Keeping PETS out of vets since 2011

So You’re Getting a Pup, Part 1 – Preparation and the First Few Days

So You’re Getting a Puppy! Here’s how to Prepare and Tips for the Dreaded First-Night!

No house is a home without a dog. I truly believe this. However, getting a dog is no small decision. Dogs are another family member. He will need good food and health care. Neither of which are cheap. Like kids, you can’t take them to work or the pub and when you go on holidays they need kenneling, which isn’t cheap.

Asides the very real financial implications, dogs require a lot of time, certainly in the first year, from puppyhood through troubling adoescence, nutty teens and on into early adulthood. Sadly, with very little planning, people often expect the little fella to slip right into their way of life. For some dogs, that can certainly be the case. Thousands of years of evolution have produced an animal that is extremely adaptable, highly in-tune with our mannerisms and foibles, and they often learn quickly what is expected of them in your home.

For many others, however, if not most, it is an intensely confusing time for them. Separated from family, no longer allowed to wee on the floor or chew whatever they please, pups are faced with the foreboding task of understanding how you and your house works, not to mention a whole other language (one they never really learn, truth be told, but we think they do). This is made all the more difficult when their new parents do little to prepare.

If you are getting a dog then you need to get prepared and there is no better time to do this than before your pup arrives.  Below is everything you need to know about his first few days, ensuring his settling in period will be quick and as stress-free as possible. You owe him that.

Picking the Right Pup…

Are you getting the right dog for your home? This is such an important question but sometimes the heart can rule the head. I’ve made this mistake. When my old girl Meg died, Mum (who she was living with while I was away in Australia) was distraught. Once a few months had passed we went looking for a new dog for her. Our neighbours had two beautiful, soft, calm and very cute blue-roan cockers. Both Mum and I (who should have known better) thought this smaller dog would be ideal for my Mum. People warned me that cockers can be a hand full but I ignored them. I was a Guide Dog Trainer after all!!!

To cut a long story short, we picked up Dudley, the most adorable pup ever, from a reputable breeder (the first non-rescue, non-mutt dog we have ever owned, I thought it best he grew up with Mum to make sure he was well behaved) in the Summer and by Autumn our mistake came home to roost. He was simply too much. Dudley is a high-octane dog. He has sleep and go-fast with little in-between. I feel he has learning difficulties but others are telling me he’s too smart to do what he’s told! He’s also very needy.

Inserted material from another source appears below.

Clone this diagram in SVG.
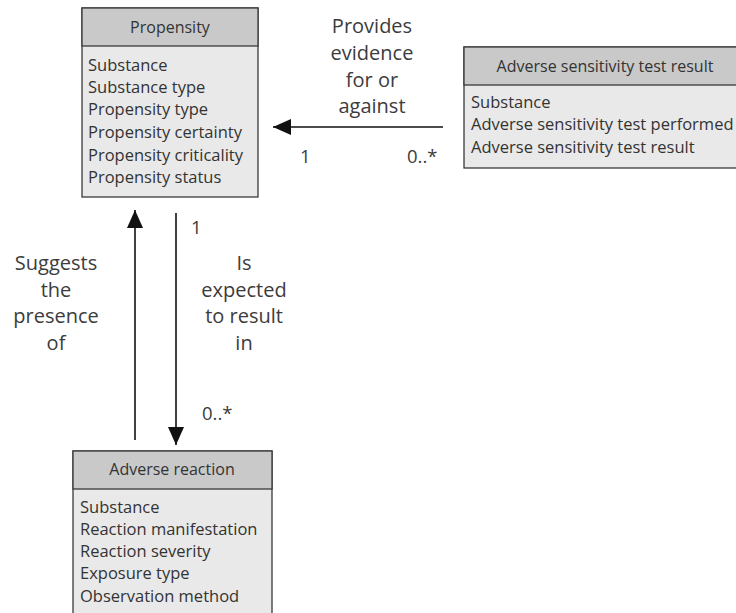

It all added up to too much for poor old Mum. She did her best but by the time puberty kicked in, and I arrived home, we realised Dudley was going to have to move in with me or Mum would be dead of heart failure.

IMG 1995
Dudley, the ADHD dog.

I adore this dog, an incredible personality, but he’s definitely a lot of work and already three years of age, this “workload” hasn’t decreased. I got one of the nutty cockers you hear about. Wouldn’t change him for the world, of course, but he wouldn’t suit everyone. Don’t make the same mistake we did, and take the following things into consideration:

  • What breed of dog would you like about the house and what breed of dog are you getting? Do these two tally with what you’ve learned online or from books on the breed?
  • How much exercise does this breed typically need?  If a lot (which is most), are you in a position to give it? You cannot rely on others.
  • Will this dog take a lot of feeding? Good food is expensive. Can you afford that?
  • Is this breed typically good with kids?
  • Does the breed mind being alone?
  • You must meet the pup and his parents of your pup before he arrives, how are they mentally?

Adopt or Buy?

Adopt. Adopt adopt adopt. We’re overrun with dogs here in Ireland from idiots who allow their dogs to roam as well as our disgraceful puppy farms. We are killing 3000 dogs a year as they do not have homes. Get on to your local shelter and inquire. You will need to do a little ground work  – what is the dog’s history? What is his temperament now? Then consider the points in “picking the right pup”.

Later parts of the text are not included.